Fluid rooms or the sub-cavities 301 and 302 are connected to fluid rooms 314 and 315 of double bellows 306 and 308 by pipes 318 and 319, respecively. When the fluid in the fluid room 314 of the double bellows 306 leaks excessively to the fluid room 315 of the double bellows 308 from a pressure-resistive sealing 307 (hereupon, the pressure of a gas in a chamber 316 which is upper part of the rod 313 is higher than that of a chamber 317 which is lower part of the rod 313), the sub-bellows 303 in the sub-chamber 301 comes down below a predetermined position.

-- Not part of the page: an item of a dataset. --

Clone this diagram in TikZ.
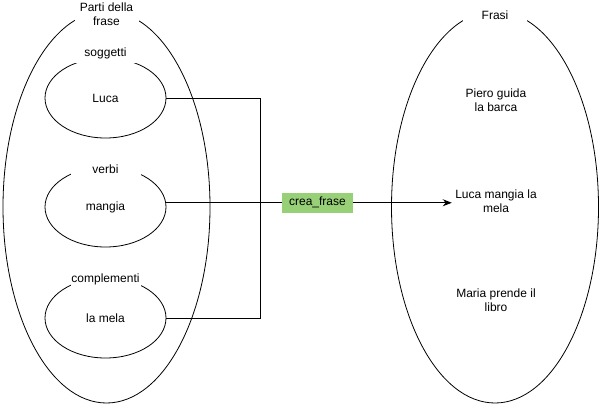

A shaft 309 which is connected to the sub-bellows 303 also comes down, and then a switch 310 is automatically turned on responding to the motion of the shaft 309, and the pump 305 is started to drive. As a result, the fluid is carried from the lower sub-bellows 304 to the upper sub-bellows 303 until the quantity of the fluid in the upper sub-bellows 303 reaches a predetermined value. The gas chamber 301a and 302a of the sub-chamber 301 and 302 are respectively connected to the main gas cavities 316 and 317 by the pipes 320 and 321. (The cavities 301a, 302a, 316 and 317 are preferably filled with fluid.) By such constitution, necessary quantity of the fluid can be kept in respective fluid rooms (especially, in the double bellows 306 and 308). And the chamber having pressure difference can be sealed stably. In this embodiment, low sliding resistance member 311 and 312 made of such as TEFLON (TEFLON is registered trademark of the DUPONT CO.) are provided on the free edge of the double bellows 306 and 308 for preventin rolling of the double bellows. Accordingly, the double bellows may not be damaged by bliding on the side wall 316a of the chamber 316, or the like.
Furthermore, in case that the rigidity of the sub-bellows 303 or 304 is set lower than that of the double bellow 306 or 308, even though the fluid leaks out the sub-bellows 303 or 304 can follow the leak-out quantitiy by its deforming prior to deforming of the double bellows. Accordingly, the double bellows 306 or 308 need not deform even at the leakage of the fluid, and the apparatus such as Stirling engine or a pump can be kept in the best state for operation. By using a pipe having fairly large fluid resistance for the pipe 318 or 319, an undesirable interference between the double bellows 306 or 308 and the sub-bellows 303 or 304 can be avoided. This is applicable not only to the multiple bellows, but also to the cases of using ordinary bellows and diaphragm.
As mentioned above, in the reciprocation apparatus with sealing mechanism of the present invention, the fluid such as oil can be confined tightly in a room formed by at least two flexible partitioning members such as double bellows or diaphragm or the like and the side wall of the housing or the like, which room has a pressure difference to adjacent chamber. As a result, the fluid may not be polluted and deteriorated, for instance due to the leakage to and from a crank chamber, and the reciprocation apparatus with sealing mechanism such as a Stirling engine does not need any maintenance. And since a tight sealing mechanism can be constituted, the gas contained in the fluid can be deaerated prior to sealing of the fluid in the room, so that such a trouble as cavitation due to bubbling of the gas at a large change of temperature or pressure in operation can be prevented, and the reciprocation apparatus with sealing mechanism can be operated long without maintenance. Furthermore, since the fluid need not serve as lubricant, the most suitable fluid can be selected as the pressure transfer fluid, which has low fluid loss and non-gassing. Further, as the oil room is divided into two parts by the pressure-resistive sealing, the two rooms of different pressure can be safely sealed, and the sealing member is always retained in the confined fluid. Accordingly, the wear of the sealing member is negligible and the sealing member can enjoy a long life.